This is not a natural behavior for animals. We’ll build YOUR skills in layers.
Naturally there exists loads of conflict when we set out to walk with an animal. First, being trapped on a leash is unnatural and inherently stressful for any animal (dog, cat, horse). We must condition like of this experience.
Second, we have vastly different agendas and needs when walking.
A dog prefers to follow his nose. More specifically he prefers to follow scent. Circuitous routes are no problem to the dog if that’s where the scent takes him. A dog’s path will zig and zag, circle this way and that and also circle back. If he’s hot on the trail he might pick up his pace. Othertimes he’ll slow his pace or stop altogether in order to get a better read. Stops vary in duration. Some scents are worthy of a long stop and thorough examination. Others not so much, a brief sniff then back in motion.
Compare this to humans whose path is dictated by cement or gravel. We follow sidewalks, roads, trails. Rarely do we zig and zag or move in circuitous manner. We instead move in a linear, forward manner, point A to B. We also prefer to move at a fixed pace stopping only to tie our shoe.

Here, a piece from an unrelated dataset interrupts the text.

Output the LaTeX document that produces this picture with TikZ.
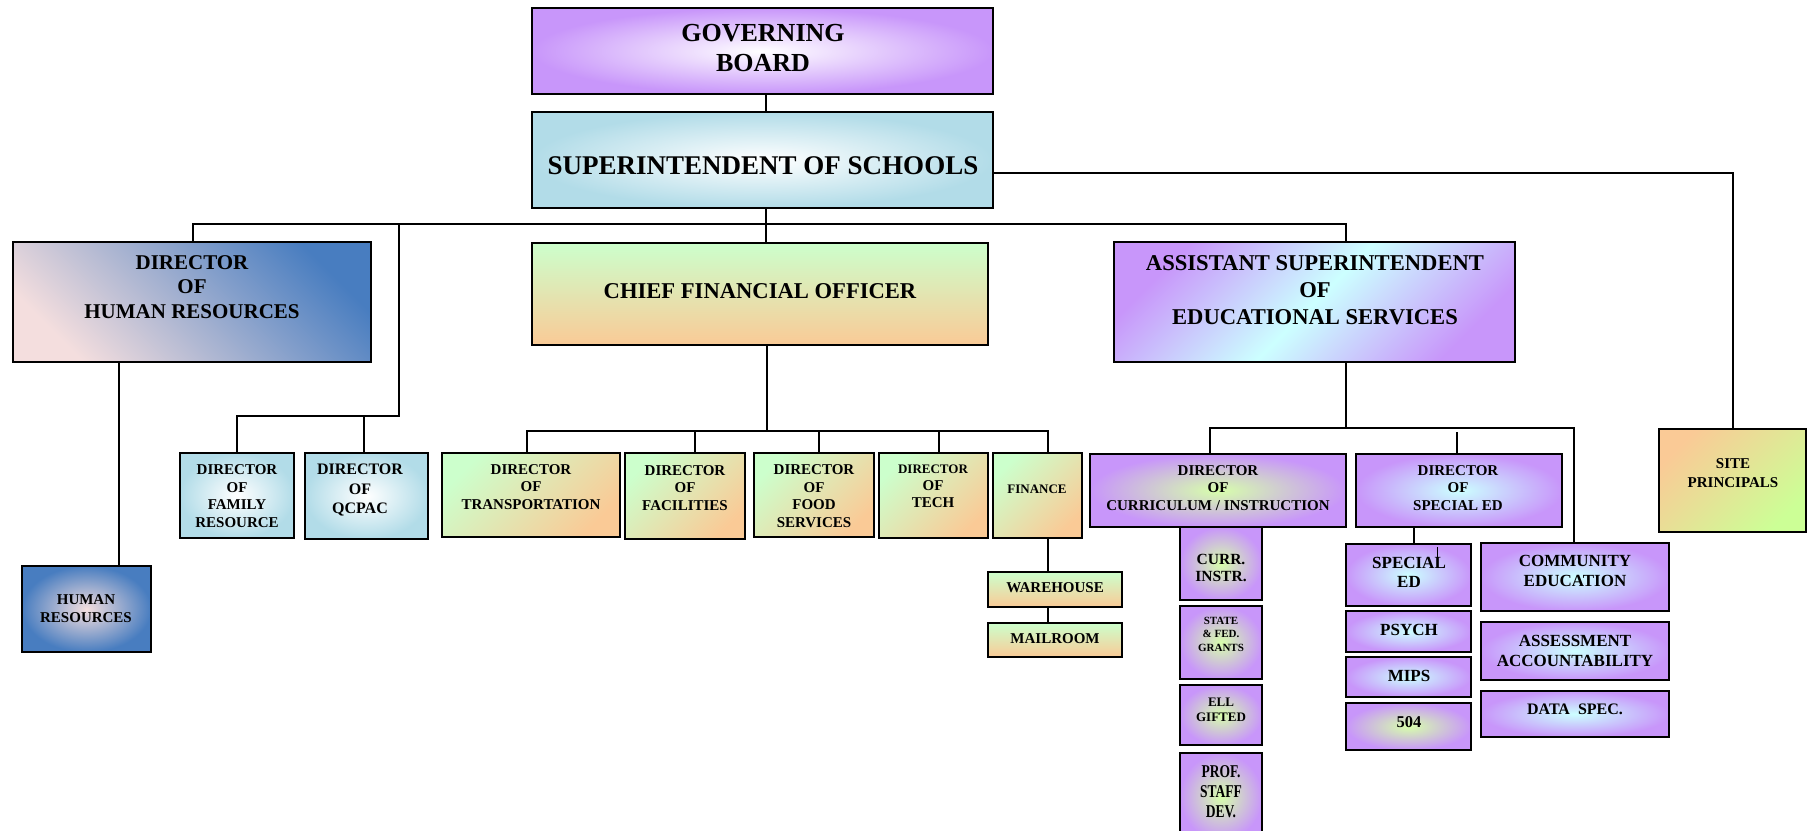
\documentclass[tikz,border=0pt]{standalone}
\usepackage{fontspec}
\setmainfont{Liberation Serif}
\usepackage{graphicx}
\definecolor{pur}{RGB}{200,150,250}
\definecolor{supblue}{RGB}{178,220,232}
\definecolor{hrblue}{RGB}{72,125,192}
\definecolor{hrpink}{RGB}{244,222,222}
\definecolor{lgreen}{RGB}{204,255,204}
\definecolor{lorange}{RGB}{250,202,150}
\definecolor{lcyan}{RGB}{204,255,255}
\definecolor{ygreen}{RGB}{215,255,170}
\definecolor{sgreen}{RGB}{204,255,150}
\definecolor{pblue}{RGB}{178,220,232}
\newcommand\obox[6]{\node[box,#6,minimum width={#4-#2},minimum height={#5-#3}] (#1) at ({(#2+#4)/2},{(#3+#5)/2}) {};}
\newcommand\olbl[6]{\node[lbl,fz={#4}{#5}] (#1) at (#2,#3) {#6};}
\begin{document}
\begin{tikzpicture}[x=1pt,y=-1pt,
  box/.style={draw=black, line width=2pt, rectangle, inner sep=0pt},
  lbl/.style={align=center, inner sep=0pt},
  fz/.style 2 args={font=\bfseries\fontsize{#1}{#2}\selectfont},
  con/.style={draw=black, line width=1.8pt},
  sBoard/.style={inner color=white, outer color=pur},
  sSup/.style={inner color=white, outer color=supblue},
  sHRD/.style={top color=hrblue, bottom color=hrpink, shading angle=-45},
  sCFO/.style={top color=lgreen, bottom color=lorange},
  sSub/.style={top color=lgreen, bottom color=lorange, shading angle=45},
  sSite/.style={top color=lorange, bottom color=sgreen, shading angle=45},
  sAsst/.style={left color=pur, right color=pur, middle color=lcyan, shading angle=45},
  sFam/.style={inner color=white, outer color=pblue},
  sHR/.style={inner color=hrpink, outer color=hrblue},
  sPG/.style={inner color=ygreen, outer color=pur},
  sPC/.style={inner color=lcyan, outer color=pur}]
\useasboundingbox (0,0) rectangle (1812,830);
\clip (0,0) rectangle (1812,830);
% boxes
\obox{board}{532}{8}{993}{94}{sBoard}
\obox{sup}{532}{112}{993}{208}{sSup}
\obox{hrd}{13}{242}{371}{362}{sHRD}
\obox{cfo}{532}{243}{988}{345}{sCFO}
\obox{asst}{1114}{242}{1515}{362}{sAsst}
\obox{fam}{180}{453}{294}{538}{sFam}
\obox{qc}{305}{453}{428}{539}{sFam}
\obox{hr}{22}{566}{151}{652}{sHR}
\obox{trans}{442}{453}{620}{537}{sSub}
\obox{fac}{625}{453}{745}{539}{sSub}
\obox{food}{754}{453}{874}{537}{sSub}
\obox{tech}{879}{453}{988}{538}{sSub}
\obox{fin}{993}{453}{1082}{538}{sSub}
\obox{wh}{988}{572}{1122}{607}{sCFO}
\obox{mail}{988}{623}{1122}{657}{sCFO}
\obox{dcur}{1090}{454}{1346}{527}{sPG}
\obox{dsp}{1356}{454}{1562}{527}{sPC}
\obox{site}{1659}{429}{1806}{532}{sSite}
\obox{ci}{1180}{527}{1262}{600}{sPG}
\obox{sfg}{1180}{606}{1262}{679}{sPG}
\obox{ell}{1180}{685}{1262}{745}{sPG}
\obox{prof}{1180}{753}{1262}{840}{sPG}
\obox{sped}{1346}{544}{1471}{606}{sPC}
\obox{psy}{1346}{611}{1471}{652}{sPC}
\obox{mips}{1346}{657}{1471}{697}{sPC}
\obox{ffour}{1346}{703}{1471}{750}{sPG}
\obox{comm}{1481}{543}{1669}{611}{sPC}
\obox{assess}{1481}{622}{1669}{680}{sPC}
\obox{data}{1481}{691}{1669}{737}{sPC}
% labels
\olbl{boardT}{763}{48}{26}{30}{GOVERNING\\BOARD}
\olbl{supT}{763}{166}{27}{31}{SUPERINTENDENT OF SCHOOLS}
\olbl{hrdT}{192}{287}{21}{24.5}{DIRECTOR\\OF\\HUMAN RESOURCES}
\olbl{cfoT}{760}{291}{22.6}{26}{CHIEF FINANCIAL OFFICER}
\olbl{asstT}{1315}{290}{22.6}{27}{ASSISTANT SUPERINTENDENT\\OF\\EDUCATIONAL SERVICES}
\olbl{famT}{237}{496}{15}{17.5}{DIRECTOR\\OF\\FAMILY\\RESOURCE}
\olbl{qcT}{360}{490}{16}{19.5}{DIRECTOR\\OF\\QCPAC}
\olbl{hrT}{86}{609}{15}{18}{HUMAN\\RESOURCES}
\olbl{transT}{531}{487}{15}{17.5}{DIRECTOR\\OF\\TRANSPORTATION}
\olbl{facT}{685}{488}{15}{17.5}{DIRECTOR\\OF\\FACILITIES}
\olbl{foodT}{814}{496}{15}{17.5}{DIRECTOR\\OF\\FOOD\\SERVICES}
\olbl{techT}{933}{486}{15}{17}{{\fontsize{13}{17}\selectfont DIRECTOR}\\OF\\TECH}
\olbl{finT}{1037}{489}{13}{15}{FINANCE}
\olbl{whT}{1055}{588}{15}{17}{WAREHOUSE}
\olbl{mailT}{1055}{639}{15}{17}{MAILROOM}
\olbl{dcurT}{1218}{488}{15}{17.5}{DIRECTOR\\OF\\CURRICULUM / INSTRUCTION}
\olbl{dspT}{1458}{488}{15}{17.5}{DIRECTOR\\OF\\SPECIAL ED}
\olbl{siteT}{1733}{473}{15}{19}{SITE\\PRINCIPALS}
\olbl{ciT}{1221}{568}{15.5}{17.5}{CURR.\\INSTR.}
\olbl{sfgT}{1221}{634}{11}{13.5}{STATE\\\&~FED.\\GRANTS}
\olbl{ellT}{1221}{710}{13}{15}{ELL\\GIFTED}
\olbl{profT}{1221}{792}{18}{20}{\scalebox{0.75}[1]{PROF.}\\\scalebox{0.75}[1]{STAFF}\\\scalebox{0.75}[1]{DEV.}}
\olbl{spedT}{1409}{572}{17}{19}{SPECIAL\\ED}
\olbl{psyT}{1409}{630}{17}{19}{PSYCH}
\olbl{mipsT}{1409}{676}{17}{19}{MIPS}
\olbl{ffourT}{1409}{722}{16.5}{19}{504}
\olbl{commT}{1575}{571}{17}{19.5}{COMMUNITY\\EDUCATION}
\olbl{assessT}{1575}{651}{17}{20}{ASSESSMENT\\ACCOUNTABILITY}
\olbl{dataT}{1575}{709}{16}{19}{DATA\ \ SPEC.}
% connectors
\coordinate (spine) at (766,0);
\draw[con] (board.south -| spine) -- (sup.north -| spine);
\draw[con] (sup.south -| spine) -- (cfo.north -| spine);
\coordinate (bL) at (193,224);
\coordinate (bR) at (1346,224);
\draw[con] (hrd.north -| bL) -- (bL) -- (bR) -- (asst.north -| bR);
\coordinate (q0) at (399,224);
\coordinate (q1) at (399,416);
\coordinate (xfam) at (237,0);
\coordinate (xqc) at (364,0);
\draw[con] (q0) -- (q1) -- (q1 -| xfam) -- (fam.north -| xfam);
\draw[con] (q1 -| xqc) -- (qc.north -| xqc);
\coordinate (xhr) at (119,0);
\draw[con] (hrd.south -| xhr) -- (hr.north -| xhr);
\coordinate (s0) at (993,173);
\coordinate (xs) at (1733,0);
\draw[con] (sup.east |- s0) -- (s0 -| xs) -- (site.north -| xs);
\coordinate (c1) at (767,431);
\draw[con] (cfo.south -| c1) -- (c1);
\coordinate (cL) at (527,431);
\coordinate (cR) at (1048,431);
\draw[con] (trans.north -| cL) -- (cL) -- (cR) -- (fin.north -| cR);
\coordinate (xfac) at (695,0);
\coordinate (xfood) at (819,0);
\coordinate (xtech) at (939,0);
\draw[con] (cL -| xfac) -- (fac.north -| xfac);
\draw[con] (cL -| xfood) -- (food.north -| xfood);
\draw[con] (cL -| xtech) -- (tech.north -| xtech);
\draw[con] (fin.south -| cR) -- (wh.north -| cR);
\draw[con] (wh.south -| cR) -- (mail.north -| cR);
\coordinate (a1) at (1346,428);
\draw[con] (asst.south -| a1) -- (a1);
\coordinate (aL) at (1210,428);
\coordinate (aR) at (1574,428);
\draw[con] (dcur.north -| aL) -- (aL) -- (aR) -- (comm.north -| aR);
\coordinate (d0) at (1457,432);
\draw[con] (d0) -- (dsp.north -| d0);
\coordinate (xsp) at (1414,0);
\draw[con] (dsp.south -| xsp) -- (sped.north -| xsp);
\coordinate (tk) at (1437,547);
\draw[line width=1pt] (tk) -- ++(0,11);
\end{tikzpicture}
\end{document}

No wonder there’s chaos & conflict when we first connect ourselves to an animal and attempt to walk together. Animals must surely find our walking preferences strange and boring!
Our goal is to create value & harmony in all aspects of connected walking.
We also want to condition calm energy. Back-flips, jumping up, and barking in over-arousal when a leash is presented is undesired yet many humans inadvertently create chaos. “Ready for walkies?!?!” “Who wants to go for a walk!?!” Not an ideal way to begin a leash walk. No wonder the dog pulls and human shoulders are strained.